New Smallpox Vaccine Candidates Demonstrate Superior Immune Response, Efficacy and Safety in Mice

The integration of an immune-enhancing protein into two new smallpox vaccine candidates elicited superior immune responses, efficacy and safety in mice say researchers from the U.S. They report their findings in the August 2007 issue of the Journal of Virology.

Following the declaration of global eradication of smallpox in 1979, vaccinations for the general public were discontinued. Today, the virus poses threat as an agent of biological warfare, leaving half of the worldwide population susceptible to serious disease or death in the event of an attack. Severe adverse effects resulting from the currently licensed Dryvax vaccine emphasize the need for new preventative methods.

Researchers developed two new vaccine candidates integrating the immune-enhancing protein Interleukin-15 (IL-15) and tested for efficacy in mice lethally challenged with a neurovirulent western reserve strain of vaccinia.

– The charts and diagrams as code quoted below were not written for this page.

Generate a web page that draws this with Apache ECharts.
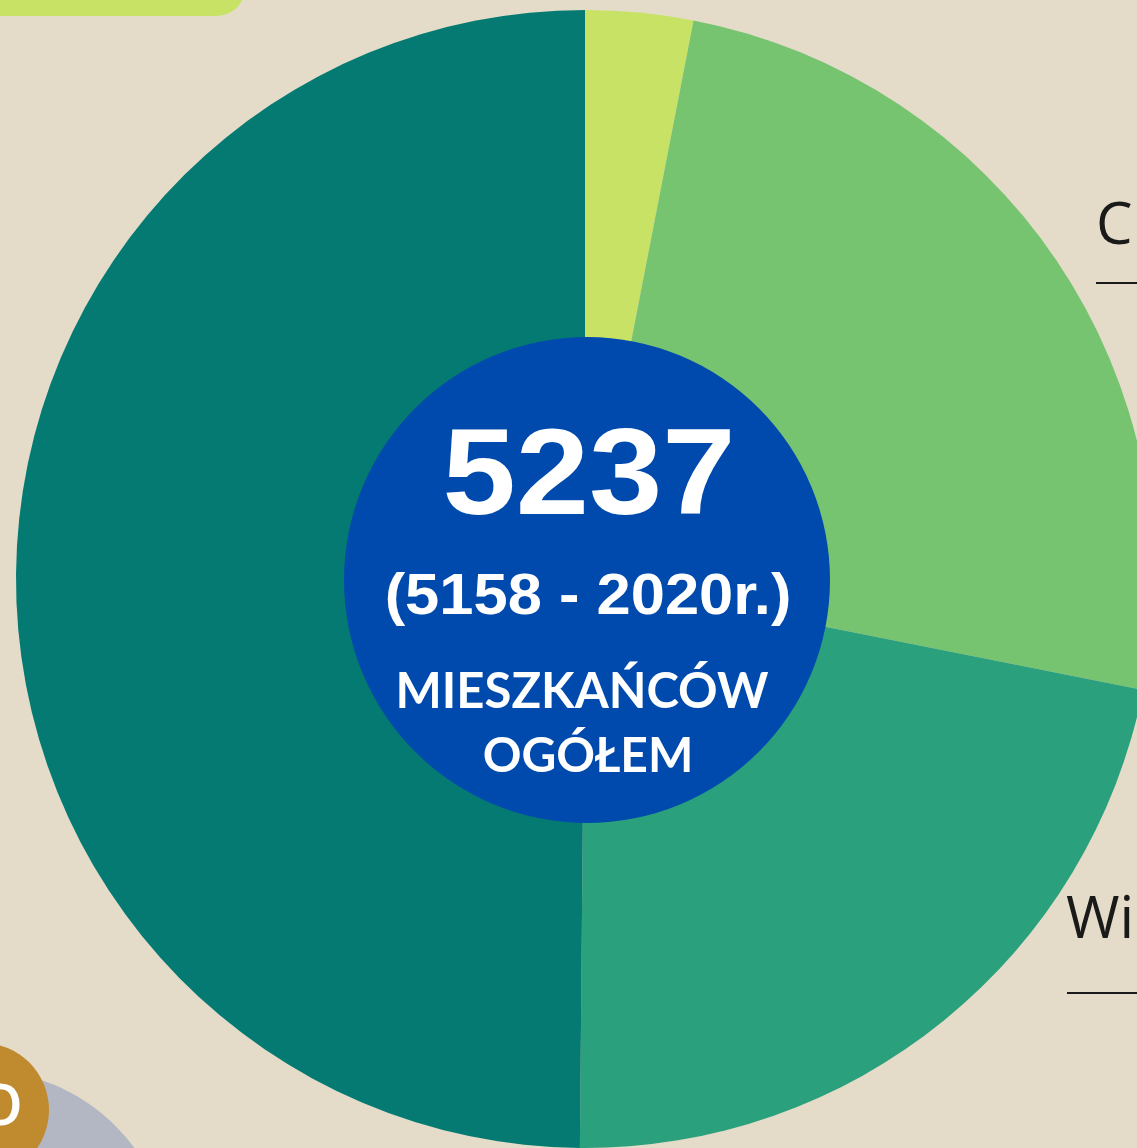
<!DOCTYPE html>
<html>
<head>
<meta charset="utf-8">
<script src="https://cdn.jsdelivr.net/npm/echarts@6/dist/echarts.min.js"></script>
<style>
html,body{margin:0;padding:0;background:#E4DCC9;}
#chart{width:1137px;height:1148px;}
</style>
</head>
<body>
<div id="chart"></div>
<script>
// Data (share of 5237 inhabitants, clockwise from top)
const categories = ['Grupa 1', 'Grupa 2', 'Grupa 3', 'Grupa 4'];
const values = [160, 1313, 1153, 2611];
const colors = ['#C8E266', '#76C470', '#2BA07C', '#047A72'];
const totalText = '5237';
const prevText = '(5158 - 2020r.)';
const captionLines = ['MIESZKAŃCÓW', 'OGÓŁEM'];
const sideLabels = ['C', 'Wi'];

const chart = echarts.init(document.getElementById('chart'), null, {renderer: 'canvas'});
const cx = 585, cy = 579;

chart.setOption({
  backgroundColor: '#E4DCC9',
  animation: false,
  series: [{
    type: 'pie',
    center: [cx, cy],
    radius: [0, 569],
    startAngle: 90,
    clockwise: true,
    label: {show: false},
    labelLine: {show: false},
    emphasis: {disabled: true},
    silent: true,
    data: categories.map((c, i) => ({name: c, value: values[i], itemStyle: {color: colors[i]}}))
  }],
  graphic: [
    {type: 'rect', shape: {x: -40, y: -40, width: 285, height: 56, r: 32}, style: {fill: '#C8E266'}, z: 1},
    {type: 'circle', shape: {cx: -20, cy: 1262, r: 192}, style: {fill: '#B3B7C3'}, z: 1},
    {type: 'circle', shape: {cx: -18, cy: 1110, r: 67}, style: {fill: '#C08A2E'}, z: 2},
    {type: 'text', x: 0, y: 1108, style: {text: 'O', fill: '#ffffff', font: '600 58px "Open Sans"', textAlign: 'center', textVerticalAlign: 'middle'}, z: 3},
    {type: 'circle', shape: {cx: 587, cy: 580, r: 243}, style: {fill: '#004AAD'}, z: 10},
    {type: 'text', x: 589, y: 480, scaleX: 1.08, style: {text: totalText, fill: '#ffffff', font: 'bold 122px "Liberation Sans"', textAlign: 'center', textVerticalAlign: 'middle'}, z: 11},
    {type: 'text', x: 588, y: 598, scaleX: 1.06, style: {text: prevText, fill: '#ffffff', font: 'bold 58px "Liberation Sans"', textAlign: 'center', textVerticalAlign: 'middle'}, z: 11},
    {type: 'text', x: 582, y: 692, style: {text: captionLines[0], fill: '#ffffff', font: 'bold 49px "Lato"', textAlign: 'center', textVerticalAlign: 'middle'}, z: 11},
    {type: 'text', x: 588, y: 757, style: {text: captionLines[1], fill: '#ffffff', font: 'bold 48px "Lato"', textAlign: 'center', textVerticalAlign: 'middle'}, z: 11},
    {type: 'text', x: 1096, y: 227, style: {text: sideLabels[0], fill: '#1a1a1a', font: '400 58px "Open Sans"', textAlign: 'left', textVerticalAlign: 'middle'}, z: 11},
    {type: 'line', shape: {x1: 1096, y1: 283, x2: 1140, y2: 283}, style: {stroke: '#1a1a1a', lineWidth: 2}, z: 11},
    {type: 'text', x: 1066, y: 921, style: {text: sideLabels[1], fill: '#1a1a1a', font: '400 58px "Open Sans"', textAlign: 'left', textVerticalAlign: 'middle'}, z: 11},
    {type: 'line', shape: {x1: 1067, y1: 993, x2: 1140, y2: 993}, style: {stroke: '#1a1a1a', lineWidth: 2}, z: 11}
  ]
});
</script>
</body>
</html>
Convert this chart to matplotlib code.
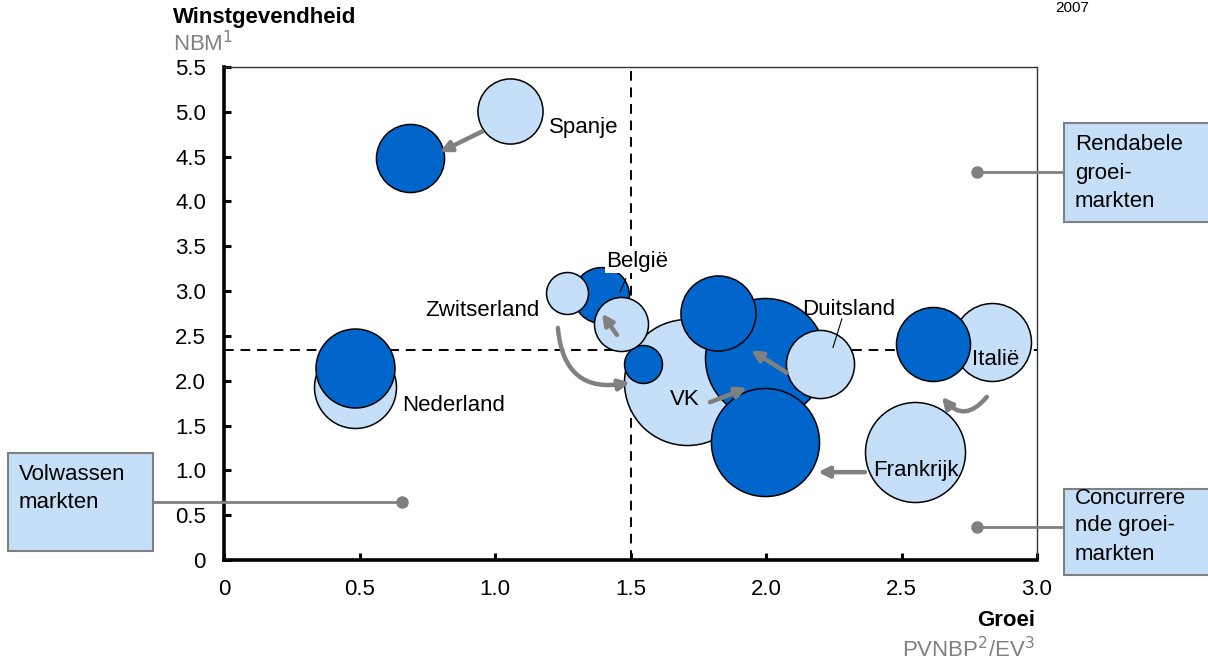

Wyeth IL-15 included a strain of the vaccinia virus derived from the Dryvax vaccine and MVA IL-15 incorporated a modified strain of the vaccinia virus Ankara which is currently being considered as a substitute for the Dryvax vaccine. The Wyeth IL-15 vaccine resulted in a 1,000-fold reduction in lethality and highly increased cellular and humoral immune responses. Additionally, mice vaccinated with Wyeth IL-15 fully survived a lethal intranasal challenge ten months after vaccination. The second candidate MVA IL-15 also demonstrated greater immunogenicity and efficacy than Dryvax.

“By integrating IL-15 cytokine into Wyeth and MVA strains, we have developed two smallpox vaccine candidates with greater immunogenicity and efficacy yet with more-attenuated virulence than the currently licensed Dryvax vaccine suitable for contemporary populations,” say the researchers.

(L.P. Perera, T.A. Waldmann, J.D. Mosca, N. Baldwin, J.A. Berzofsky, S.K. Oh. 2007. Development of smallpox vaccine candidates with integrated interleukin-15 that demonstrate superior immunogenicity, efficacy, and safety in mice. Journal of Virology, 81. 16: 8774-8783).


First Animal Model Developed for Oral Infection of Human Poliovirus

For the first time researchers have developed an animal model for oral poliovirus infection. They report their findings in the August 2007 issue of the Journal of Virology.

Poliovirus causes acute disease in the central nervous system in humans often resulting in paralysis. Due to its reemerging presence in developing countries researchers are reexamining the viruses’ ability to spread among humans through oral ingestion and develop new preventative therapies accordingly.

Due to the human digestive tracts’ low sensitivity to the poliovirus, no previous rodent model tracking oral infection has been developed. In the study mice carrying the human poliovirus receptor gene and lacking the interferon receptor gene (IFNAR) were sensitive to an oral challenge of the poliovirus. Nine days following the challenge the mice had died and the virus was detected in their small intestines and digestive tracts. Mice expressing the interferon receptor gene were found to be much less sensitive to virus.

“These results suggest that IFNAR plays an important role in determining permissivity in the alimentary tract as well as the generation of virus-specific immune responses to poliovirus via the oral route,” say the researchers. “Thus, hPVR-Tg/IfnarKO are considered to be the first oral infection model for poliovirus.”

(S. Ohka, H. Igarashi, N. Nagata, M. Sakai, S. Koike, T. Nochi, H. Kiyono, A. Nomoto. 2007. Establishment of a poliovirus oral infection system in human poliovirus receptor-expressing transgenic mice that are deficient in alpha/beta interferon receptor. Journal of Virology, 81. 15: 7902-7912).